YOUR GOAL: Print the material below exactly as it stands, please, from its first line to the line holding "const domainUnemployment = [-25, 84];", with no pictures.
>> START INFORMATION SUPPLIED
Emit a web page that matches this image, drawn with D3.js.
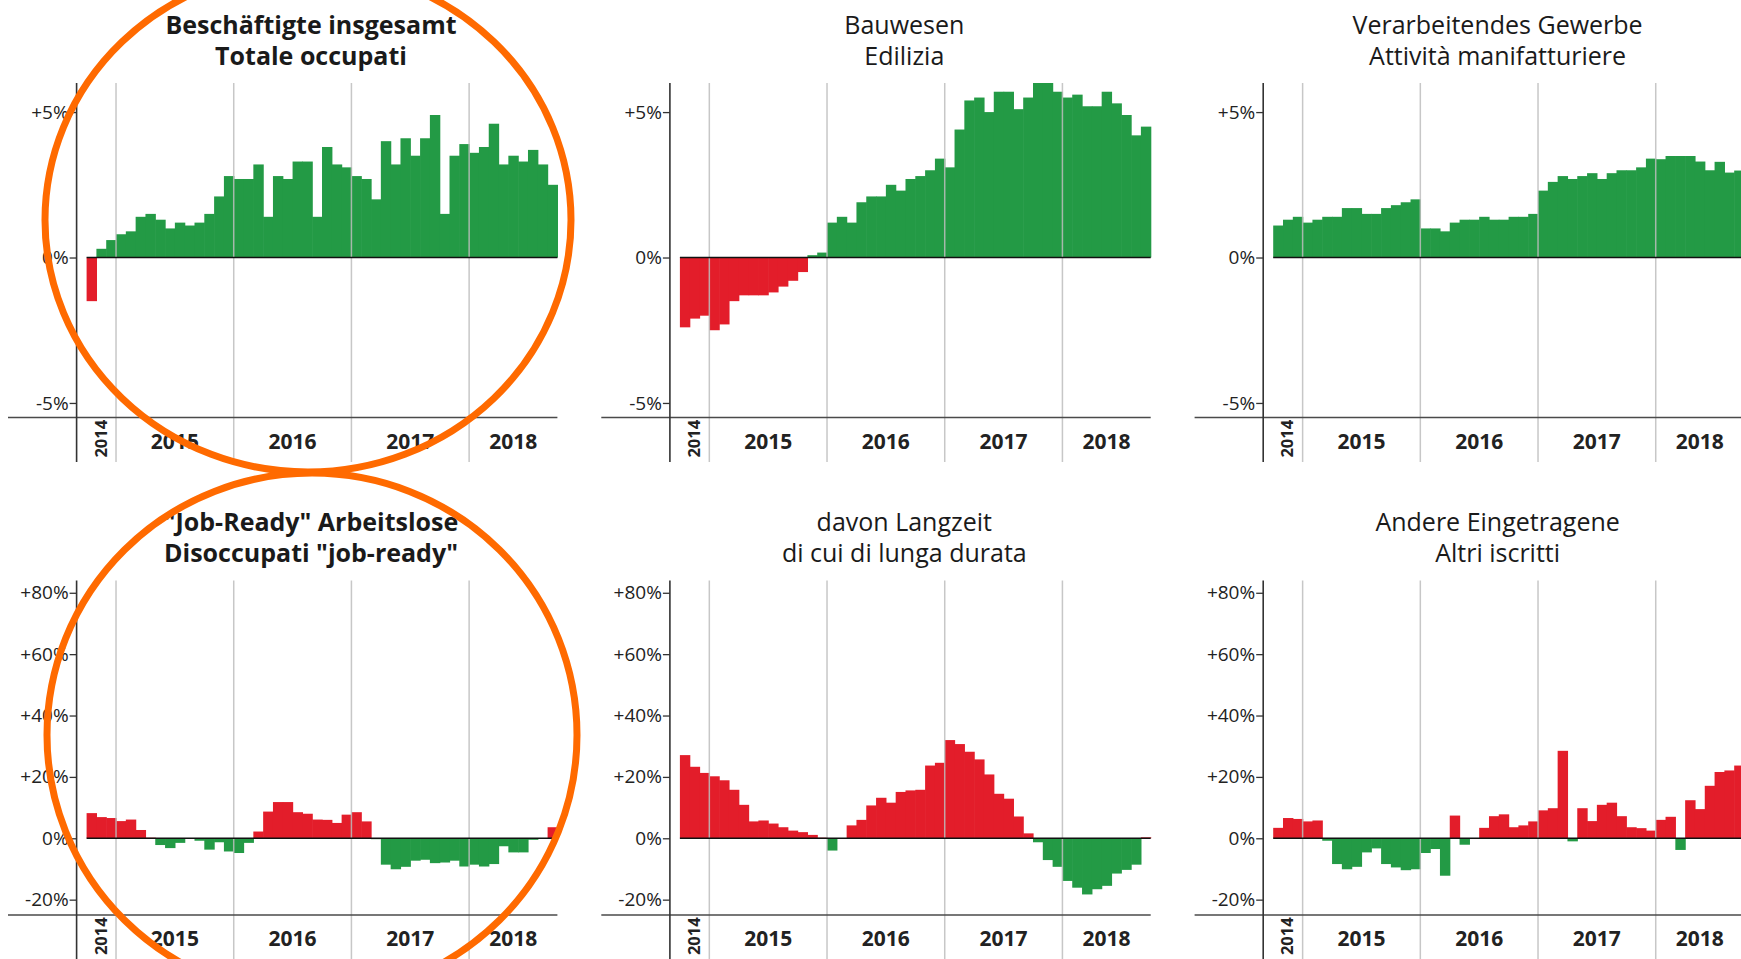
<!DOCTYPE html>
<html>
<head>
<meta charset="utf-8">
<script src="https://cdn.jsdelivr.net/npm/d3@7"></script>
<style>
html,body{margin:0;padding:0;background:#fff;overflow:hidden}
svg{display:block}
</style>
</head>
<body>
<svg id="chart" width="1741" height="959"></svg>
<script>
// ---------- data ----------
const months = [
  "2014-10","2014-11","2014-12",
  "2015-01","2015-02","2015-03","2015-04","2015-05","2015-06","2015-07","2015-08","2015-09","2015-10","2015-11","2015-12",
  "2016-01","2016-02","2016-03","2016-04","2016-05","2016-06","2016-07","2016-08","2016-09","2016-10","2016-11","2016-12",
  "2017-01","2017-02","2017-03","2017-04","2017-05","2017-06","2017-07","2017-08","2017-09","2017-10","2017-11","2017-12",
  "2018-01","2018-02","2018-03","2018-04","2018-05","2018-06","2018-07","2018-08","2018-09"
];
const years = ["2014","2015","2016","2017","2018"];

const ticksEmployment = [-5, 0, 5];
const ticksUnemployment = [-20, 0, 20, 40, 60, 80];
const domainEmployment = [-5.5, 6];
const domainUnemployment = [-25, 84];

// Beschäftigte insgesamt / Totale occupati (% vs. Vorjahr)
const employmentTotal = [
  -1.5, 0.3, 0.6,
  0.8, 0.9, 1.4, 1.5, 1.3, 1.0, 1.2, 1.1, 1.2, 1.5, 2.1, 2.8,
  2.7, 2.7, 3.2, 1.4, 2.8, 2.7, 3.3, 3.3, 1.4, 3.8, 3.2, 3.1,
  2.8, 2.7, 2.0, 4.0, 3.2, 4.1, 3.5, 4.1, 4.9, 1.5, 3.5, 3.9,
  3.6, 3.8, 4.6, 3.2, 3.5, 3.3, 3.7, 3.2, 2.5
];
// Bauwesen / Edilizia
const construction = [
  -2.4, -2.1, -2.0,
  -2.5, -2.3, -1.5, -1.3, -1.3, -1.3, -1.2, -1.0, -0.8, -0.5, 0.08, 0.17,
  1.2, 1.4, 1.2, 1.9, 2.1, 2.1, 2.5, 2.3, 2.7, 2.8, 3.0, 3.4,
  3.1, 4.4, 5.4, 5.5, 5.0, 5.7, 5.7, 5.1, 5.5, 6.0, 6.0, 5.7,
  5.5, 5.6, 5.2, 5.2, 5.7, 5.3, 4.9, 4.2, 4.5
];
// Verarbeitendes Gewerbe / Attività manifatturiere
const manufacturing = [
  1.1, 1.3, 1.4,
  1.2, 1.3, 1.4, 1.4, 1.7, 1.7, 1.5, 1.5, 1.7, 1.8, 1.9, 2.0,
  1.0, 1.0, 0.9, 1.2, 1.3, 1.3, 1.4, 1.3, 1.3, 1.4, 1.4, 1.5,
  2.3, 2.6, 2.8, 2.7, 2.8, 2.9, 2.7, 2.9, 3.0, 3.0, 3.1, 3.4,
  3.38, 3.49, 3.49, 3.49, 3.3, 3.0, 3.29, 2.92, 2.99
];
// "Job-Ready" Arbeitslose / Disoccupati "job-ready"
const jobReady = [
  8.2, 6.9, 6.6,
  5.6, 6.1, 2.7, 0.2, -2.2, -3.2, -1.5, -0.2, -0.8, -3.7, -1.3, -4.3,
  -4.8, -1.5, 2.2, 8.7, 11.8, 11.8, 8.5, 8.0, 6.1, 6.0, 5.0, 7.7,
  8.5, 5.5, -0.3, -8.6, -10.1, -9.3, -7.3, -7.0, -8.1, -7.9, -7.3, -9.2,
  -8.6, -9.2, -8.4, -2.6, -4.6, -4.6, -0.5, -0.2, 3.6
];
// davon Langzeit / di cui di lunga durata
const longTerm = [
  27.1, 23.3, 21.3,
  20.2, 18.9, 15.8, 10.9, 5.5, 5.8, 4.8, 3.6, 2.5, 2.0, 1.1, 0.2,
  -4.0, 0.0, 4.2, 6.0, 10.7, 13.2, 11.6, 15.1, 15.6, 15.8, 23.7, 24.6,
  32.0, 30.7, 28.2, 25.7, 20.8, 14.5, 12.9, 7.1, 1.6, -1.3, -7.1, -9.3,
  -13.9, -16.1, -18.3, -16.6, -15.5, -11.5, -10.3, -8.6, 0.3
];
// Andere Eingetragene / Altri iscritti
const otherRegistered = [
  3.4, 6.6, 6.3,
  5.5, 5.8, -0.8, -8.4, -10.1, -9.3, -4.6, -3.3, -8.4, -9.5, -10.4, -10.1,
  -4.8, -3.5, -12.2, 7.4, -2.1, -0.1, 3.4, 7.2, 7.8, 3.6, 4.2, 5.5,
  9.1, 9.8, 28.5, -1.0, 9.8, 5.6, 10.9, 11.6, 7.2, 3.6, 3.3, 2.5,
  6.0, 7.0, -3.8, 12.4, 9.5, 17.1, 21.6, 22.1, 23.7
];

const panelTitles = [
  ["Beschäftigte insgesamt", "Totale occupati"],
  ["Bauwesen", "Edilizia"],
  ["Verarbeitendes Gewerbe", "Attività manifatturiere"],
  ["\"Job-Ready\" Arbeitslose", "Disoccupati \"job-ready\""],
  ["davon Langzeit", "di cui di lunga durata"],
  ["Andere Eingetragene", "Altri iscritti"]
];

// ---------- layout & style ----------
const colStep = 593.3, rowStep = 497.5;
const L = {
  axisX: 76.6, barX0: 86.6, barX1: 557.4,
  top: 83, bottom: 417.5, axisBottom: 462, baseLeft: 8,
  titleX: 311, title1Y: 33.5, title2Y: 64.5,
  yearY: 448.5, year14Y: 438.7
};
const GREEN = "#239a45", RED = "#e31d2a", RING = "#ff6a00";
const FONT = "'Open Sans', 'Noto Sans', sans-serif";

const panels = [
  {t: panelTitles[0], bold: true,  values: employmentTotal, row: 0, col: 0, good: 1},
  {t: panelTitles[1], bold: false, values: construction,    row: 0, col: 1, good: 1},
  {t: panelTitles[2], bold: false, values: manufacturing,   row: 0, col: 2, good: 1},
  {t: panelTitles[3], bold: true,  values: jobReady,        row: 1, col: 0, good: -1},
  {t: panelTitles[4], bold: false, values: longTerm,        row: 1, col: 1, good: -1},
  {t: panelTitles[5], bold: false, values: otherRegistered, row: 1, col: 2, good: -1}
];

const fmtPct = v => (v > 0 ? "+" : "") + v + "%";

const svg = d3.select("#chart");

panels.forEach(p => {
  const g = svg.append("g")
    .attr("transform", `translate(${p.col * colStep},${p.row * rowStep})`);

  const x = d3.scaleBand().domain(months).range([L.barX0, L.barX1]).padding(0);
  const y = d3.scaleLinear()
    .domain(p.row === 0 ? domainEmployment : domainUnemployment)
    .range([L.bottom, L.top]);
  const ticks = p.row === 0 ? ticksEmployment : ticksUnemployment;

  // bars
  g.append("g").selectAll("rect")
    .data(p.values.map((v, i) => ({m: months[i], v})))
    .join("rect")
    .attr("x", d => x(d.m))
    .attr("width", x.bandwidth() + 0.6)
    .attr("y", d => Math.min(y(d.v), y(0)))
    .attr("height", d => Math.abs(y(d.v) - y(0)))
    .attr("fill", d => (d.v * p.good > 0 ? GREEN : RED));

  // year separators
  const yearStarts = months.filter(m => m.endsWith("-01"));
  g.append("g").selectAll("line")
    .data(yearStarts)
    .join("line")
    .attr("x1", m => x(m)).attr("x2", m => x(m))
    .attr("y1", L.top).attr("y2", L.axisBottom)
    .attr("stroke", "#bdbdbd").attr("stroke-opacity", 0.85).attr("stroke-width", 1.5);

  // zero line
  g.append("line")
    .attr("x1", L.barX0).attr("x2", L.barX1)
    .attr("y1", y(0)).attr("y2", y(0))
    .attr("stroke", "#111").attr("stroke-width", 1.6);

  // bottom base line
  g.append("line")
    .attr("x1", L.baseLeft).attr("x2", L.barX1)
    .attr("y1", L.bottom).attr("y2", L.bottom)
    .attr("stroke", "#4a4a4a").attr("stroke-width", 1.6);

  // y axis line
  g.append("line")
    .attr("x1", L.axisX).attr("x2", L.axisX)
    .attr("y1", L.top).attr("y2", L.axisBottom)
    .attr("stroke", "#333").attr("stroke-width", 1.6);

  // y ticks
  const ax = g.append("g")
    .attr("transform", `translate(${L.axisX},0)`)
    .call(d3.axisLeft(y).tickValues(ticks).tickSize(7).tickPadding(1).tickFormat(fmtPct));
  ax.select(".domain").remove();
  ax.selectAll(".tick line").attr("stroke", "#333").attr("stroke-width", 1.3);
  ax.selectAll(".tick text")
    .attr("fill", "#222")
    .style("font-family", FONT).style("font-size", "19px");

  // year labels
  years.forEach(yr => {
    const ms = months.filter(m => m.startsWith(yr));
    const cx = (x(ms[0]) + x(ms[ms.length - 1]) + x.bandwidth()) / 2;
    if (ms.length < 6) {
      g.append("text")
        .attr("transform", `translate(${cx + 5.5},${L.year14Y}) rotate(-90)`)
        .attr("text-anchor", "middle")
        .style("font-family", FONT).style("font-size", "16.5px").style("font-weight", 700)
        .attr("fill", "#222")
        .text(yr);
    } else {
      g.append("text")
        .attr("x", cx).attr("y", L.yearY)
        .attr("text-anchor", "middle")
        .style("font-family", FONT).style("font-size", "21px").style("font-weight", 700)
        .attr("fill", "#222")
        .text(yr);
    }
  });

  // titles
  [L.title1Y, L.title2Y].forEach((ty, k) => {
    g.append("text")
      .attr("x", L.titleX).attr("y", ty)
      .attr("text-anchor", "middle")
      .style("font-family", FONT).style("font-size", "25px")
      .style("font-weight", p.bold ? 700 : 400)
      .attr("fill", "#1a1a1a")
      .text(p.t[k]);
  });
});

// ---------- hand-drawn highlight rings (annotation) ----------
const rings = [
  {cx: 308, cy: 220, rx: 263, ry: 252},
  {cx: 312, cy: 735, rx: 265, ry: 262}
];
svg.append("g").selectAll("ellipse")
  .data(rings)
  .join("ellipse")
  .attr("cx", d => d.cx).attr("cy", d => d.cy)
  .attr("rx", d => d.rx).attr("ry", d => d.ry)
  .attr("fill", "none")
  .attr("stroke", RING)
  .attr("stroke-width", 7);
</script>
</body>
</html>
>> END INFORMATION SUPPLIED
ANSWER:
Emit a web page that matches this image, drawn with D3.js.
<!DOCTYPE html>
<html>
<head>
<meta charset="utf-8">
<script src="https://cdn.jsdelivr.net/npm/d3@7"></script>
<style>
html,body{margin:0;padding:0;background:#fff;overflow:hidden}
svg{display:block}
</style>
</head>
<body>
<svg id="chart" width="1741" height="959"></svg>
<script>
// ---------- data ----------
const months = [
  "2014-10","2014-11","2014-12",
  "2015-01","2015-02","2015-03","2015-04","2015-05","2015-06","2015-07","2015-08","2015-09","2015-10","2015-11","2015-12",
  "2016-01","2016-02","2016-03","2016-04","2016-05","2016-06","2016-07","2016-08","2016-09","2016-10","2016-11","2016-12",
  "2017-01","2017-02","2017-03","2017-04","2017-05","2017-06","2017-07","2017-08","2017-09","2017-10","2017-11","2017-12",
  "2018-01","2018-02","2018-03","2018-04","2018-05","2018-06","2018-07","2018-08","2018-09"
];
const years = ["2014","2015","2016","2017","2018"];

const ticksEmployment = [-5, 0, 5];
const ticksUnemployment = [-20, 0, 20, 40, 60, 80];
const domainEmployment = [-5.5, 6];
const domainUnemployment = [-25, 84];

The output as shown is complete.